Bradfield Hall | |
---|---|
Type | Country House |
Location | Bradfield, Berkshire, England |
Coordinates | 51°26′25″N 1°09′16″W / 51.44030995686689°N 1.1544325771299775°W |
OS grid reference | SU 58863 71603 |
Built | 18th century |
Architectural style(s) | Georgian |
Listed Building – Grade II* | |
Official name | Bradfield Hall, Adjoining Kitchen Block And Adjoining Garden Wall |
Designated | 24 October 1951 |
Reference no. | 1289492 |
Listed Building – Grade II | |
Official name | Stable Block Approximately 25 Metres To North West Of Bradfield Hall |
Designated | 13 April 1967 |
Reference no. | 1212536 |
Bradfield Hall is an English country house. It is a historic Grade II* listed building. The house is located southwest of Bradfield, Berkshire in the hamlet of Rotten Row.
Bradfield Hall was built in the mid to late 18th century. Some sources give a date of 1764.[1]
The house was most likely built for Stephen Wilson.[2]
There is a row of four almshouses, located southeast of the house, that have a plaque on them stating "'BRADFIELD POOR HOUSE ERECTED AT THE EXPENSE OF STEPHEN WILSON ESQ 1810 AND GIVEN BY HIM TO THE PARISH FOR EVER 1811".[3]
When Wilson died in 1814,[4] the house, along with properties on Whitehall in London and elsewhere went to his goddaughter, Katherine Stewart Connop, who was married to the Rev. John Connop.[5]
The house remained in the Connop family until 1898, when the house and contents were sold. A variety of famous 18th-century carved Chippendale-style mahogany chairs, now known as the "Bradfield Hall Chairs", some now in the Metropolitan Museum of Art[6] and some now at the Lady Lever Art Gallery,[7] along with the so-called "Barrington Bed", now in the possession of the Victoria and Albert Museum,[8] were auctioned at this time.
Around 1900, the property passed into the hands of Arthur Radford, who had been Justice of the Peace of Derby, and whose family home had been at Smalley Hall in Derbyshire.[9]
The Radfords held the house for the first half of the 20th-century. It remains in private hands.
A large red brick house in a Georgian style.

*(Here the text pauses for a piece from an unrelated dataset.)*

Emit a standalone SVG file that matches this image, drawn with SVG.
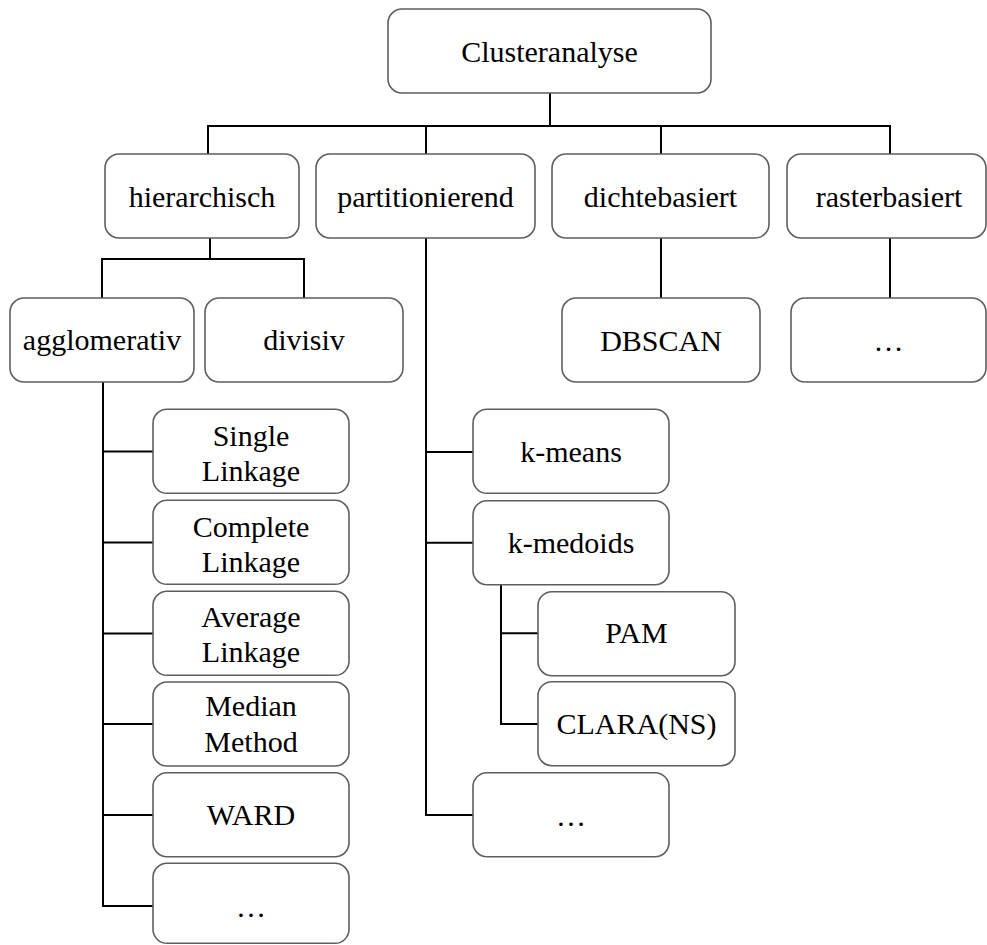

It has a "curiously informal" entrance.[1] Was originally three storeys. The top floor incorporated Diocletian windows on either side of the center. This level was removed in around 1950 and then reinstated around 2006.[1]
The saloon, two storeys high, has an oval ceiling painting attributed to Jean-François Clermont.[1]
The house's mid-18th century stable block is Grade II listed. It has a pedimented design in red brick with grey headers.[1]